II. Conclusion of Contract, Shipment
(1) An order by the customer is accepted through sending of an invoice or, alternatively, shipment of the goods.
(2) Shipment is effected - unless otherwise agreed - at the orderer's risk and expense starting from delivery.
III. Return of Purchased Goods
(1) Purchased goods can be returned in exceptional cases and after written consent by CONCEPT. The costs for return shipment as well as for exchange shipment are borne by the customer.
(2) Unauthorised return shipments are not accepted and will be sent back at the purchaser's risk and expense.
IV. Rights Arising from Product Defects
(1) Complaints due to defects can only be indicated within 7 days after receipt of the shipment.
(2) If the delivered product is defective, the customer has the right to require cure. He does not have the right to claim damages on the grounds that the product is defective or price reduction. If the cure fails, the customer can choose between a price reduction or rescindment of the contract.
V. Retention of Title
(1) CONCEPT retains ownership over the purchased goods until all claims from the contract in question are settled in full. CONCEPT is entitled to take back the purchased goods in case the buyer breaches the contract. CONCEPT's request to return the purchased goods is not tantamount to a declaration of rescindment. The customer is obliged to treat the purchased goods with care until ownership has been transferred to him. Until ownership has been transferred, the customer must immediately notify CONCEPT in writing if the delivered item has been seized or is otherwise exposed to interference by third parties.

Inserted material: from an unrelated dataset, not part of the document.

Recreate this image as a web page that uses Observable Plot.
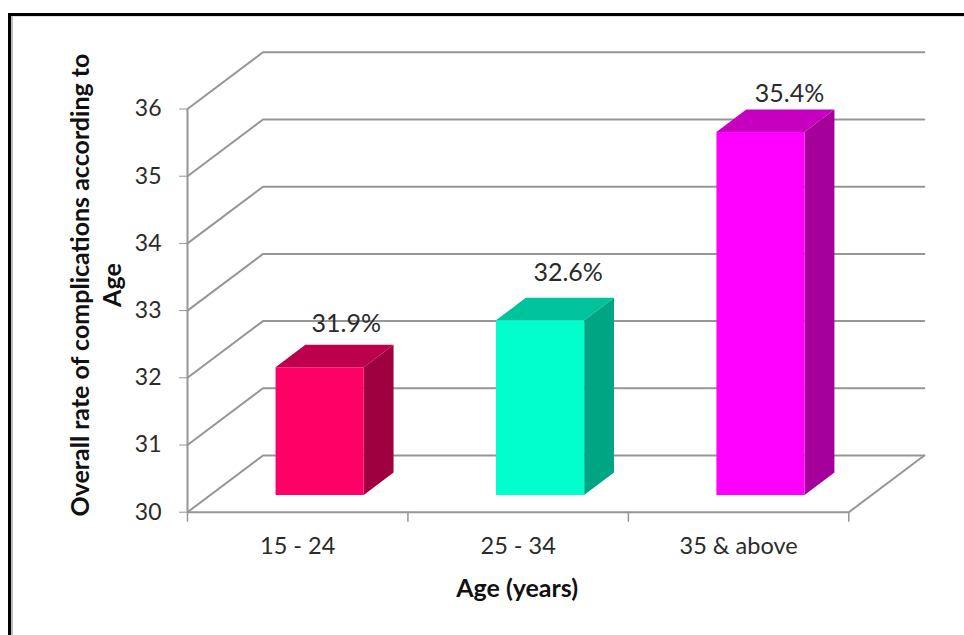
<!DOCTYPE html>
<html>
<head>
<meta charset="utf-8">
<script src="https://cdn.jsdelivr.net/npm/d3@7"></script>
<script src="https://cdn.jsdelivr.net/npm/@observablehq/plot@0.6"></script>
<style>
  html, body { margin: 0; padding: 0; background: #fff; overflow: hidden; }
  svg { display: block; }
  #border {
    position: absolute; left: 8px; top: 13px; width: 980px; height: 640px;
    border-left: 3px solid #000; border-top: 3px solid #000;
    box-shadow: inset 2px 0 0 #bdbdbd, inset 0 1px 0 #e2e2e2;
    pointer-events: none;
  }
</style>
</head>
<body>
<div id="chart"></div>
<div id="border"></div>
<script>
const ageGroups = ["15 - 24", "25 - 34", "35 & above"];
const rates = [31.9, 32.6, 35.4];
const frontColors = ["#ff0066", "#00ffcc", "#ff00ff"];
const topColors = ["#bd004b", "#00c29b", "#c700bf"];
const sideColors = ["#9e0040", "#00a684", "#a6009b"];
const yTicks = [30, 31, 32, 33, 34, 35, 36];
const xTicks = [0, 1, 2, 3];
const xTitle = "Age (years)";
const yTitle = "Overall rate of complications according to\nAge";

// Oblique projection: one unit of depth moves a point right and up, in scale units.
const depthX = 0.3425;
const depthY = 0.844;
const project = (band, value, depth) => ({x: band + depth * depthX, y: value + depth * depthY});

// Bars occupy the middle of the floor's depth and 40% of each band.
const barFront = 0.305;
const barBack = 0.70;
const barHalf = 0.2;
const base = yTicks[0];
const floorEnd = xTicks[xTicks.length - 1];

const faces = rates.flatMap((value, i) => {
  const mid = i + 0.5 - 0.005;
  const l = mid - barHalf, r = mid + barHalf;
  const face = (name, color, corners) =>
    corners.map(([b, v, d]) => ({id: `${i}-${name}`, color, ...project(b, v, d)}));
  return [
    ...face("side", sideColors[i], [[r, base, barFront], [r, base, barBack], [r, value, barBack], [r, value, barFront]]),
    ...face("top", topColors[i], [[l, value, barFront], [r, value, barFront], [r, value, barBack], [l, value, barBack]]),
    ...face("front", frontColors[i], [[l, base, barFront], [r, base, barFront], [r, value, barFront], [l, value, barFront]])
  ];
});

// Wall lines: each y tick runs back along the side wall, then across the back wall.
const wallLines = yTicks.flatMap((v) => [
  {id: v, ...project(0, v, 0)},
  {id: v, ...project(0, v, 1)},
  {id: v, ...project(floorEnd, v, 1)}
]);
const floorEdge = [project(floorEnd, base, 0), project(floorEnd, base, 1)];

const wall = {stroke: "#969696", strokeWidth: 2};
const labelFont = {fontFamily: "Lato, sans-serif", fill: "#2b2b2b"};
const titleFont = {fontFamily: "Lato, sans-serif", fill: "#111", fontWeight: "bold", fontSize: 25};

// Value labels sit above and to the right of the bars, each nudged clear of its bar.
const valueLabel = (i, dx, dy) => Plot.text([rates[i]], {
  x: () => i + 0.5, y: (d) => d, text: (d) => `${d.toFixed(1)}%`,
  dx, dy, fontSize: 25, ...labelFont
});
const bandLabel = (i) => Plot.text([ageGroups[i]], {
  x: () => i + 0.5, y: () => base, text: (d) => d,
  dy: 34, fontSize: 23.5, ...labelFont
});

const chart = Plot.plot({
  width: 964,
  height: 635,
  marginLeft: 187,
  marginRight: 115.7,
  marginTop: 108.5,
  marginBottom: 123.3,
  style: {background: "transparent"},
  color: {type: "identity"},
  x: {type: "linear", domain: [0, floorEnd], axis: null},
  y: {type: "linear", domain: [base, yTicks[yTicks.length - 1]], axis: null},
  marks: [
    Plot.line(wallLines, {x: "x", y: "y", z: "id", ...wall}),
    Plot.line(floorEdge, {x: "x", y: "y", ...wall}),
    Plot.ruleX([0], {...wall}),
    Plot.ruleY([base], {...wall}),
    Plot.axisY({
      ticks: yTicks, tickSize: 8, tickPadding: 18, fontSize: 23, stroke: "#969696",
      tickFormat: (d) => String(d), fontFamily: "Lato, sans-serif", color: "#2b2b2b", label: null
    }),
    Plot.axisX({
      ticks: xTicks, tickSize: 10, tickFormat: () => "", stroke: "#969696", strokeWidth: 1.5, label: null
    }),
    Plot.line(faces, {x: "x", y: "y", z: "id", fill: "color", stroke: "none", curve: "linear-closed"}),
    valueLabel(0, 48.5, -61),
    valueLabel(1, 50, -64),
    valueLabel(2, 51, -55),
    bandLabel(0),
    bandLabel(1),
    bandLabel(2),
    Plot.text([xTitle], {x: () => 1.5, y: () => base, text: (d) => d, dx: -1, dy: 77, ...titleFont}),
    Plot.text([yTitle], {
      x: () => 0, y: () => 33.38, text: (d) => d, rotate: -90, dx: -92.5, lineHeight: 1.25, ...titleFont
    })
  ]
});
document.getElementById("chart").append(chart);
</script>
</body>
</html>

(2) The customer is entitled to resell the goods in the ordinary course of business while they are still subject to retention of title. The customer hereby assigns to CONCEPT the buyer's claims arising from resale of the goods subject to retention of title in the amount of the unsettled claims. This also applies to the case that the purchased goods have been processed and resold.
(3) The customer remains entitled to collect the debt also after the cession. CONCEPT's right to collect the claim itself shall remain unaffected thereby. However, provided that the customer properly complies with his payment obligations, is not in default of payment, has not suspended payments, and insolvency proceedings have not been instituted with respect to his assets, the cession is not disclosed, and CONCEPT does not undertake to collect the debt.
VI. Price, Invoicing, Default of Payments
(1) All prices quoted are to be understood as being in Euro and shall be exclusive of any value-added tax that may be incurred.
(2) Invoices are to be paid strictly net and without deduction unless otherwise indicated on the invoice itself.
(3) Payment by cheque is not considered effected before the cheque is cashed.
(4) The interest rate applied in case of default of payments comes within the provisions of law.
CONCEPT is only to be held liable - no matter on which legal grounds - if it is attributable to gross negligence or intent on the part of CONCEPT.
CONCEPT is to be held liable for the duration of one year since the breach of duty.
VIII. Data Security
CONCEPT saves and processes the personal data of the customer in accordance with current law for the exclusive purpose of fulfilling this contract. The data received from the customer are exclusively collected from the customer, processed and used by CONCEPT insofar as they are necessary for the establishment, execution, modification or termination of this contract. CONCEPT has the right to transmit the data to third parties engaged by it as far as this is necessary for CONCEPT to fulfil its duties arising from this contract. The customer can at any time revoke his consent given here with effect for the future.
IX. Data Protection
This contract is governed by the laws of the Federal Republic of Germany excluding private international law and UN sales law. The venue for legal disputes arising from this contract, as far as it is permissible, shall be Heidelberg. The place of performance is Heidelberg, as well.
Should one of the provisions of these terms of business be or become invalid, it shall not serve to invalidate the rest of the provisions. The invalid provision is to be replaced with a valid one that comes as close as possible to the intentions of the parties taking account of economic viewpoints. This shall also apply if the provisions of these terms are found to be incomplete.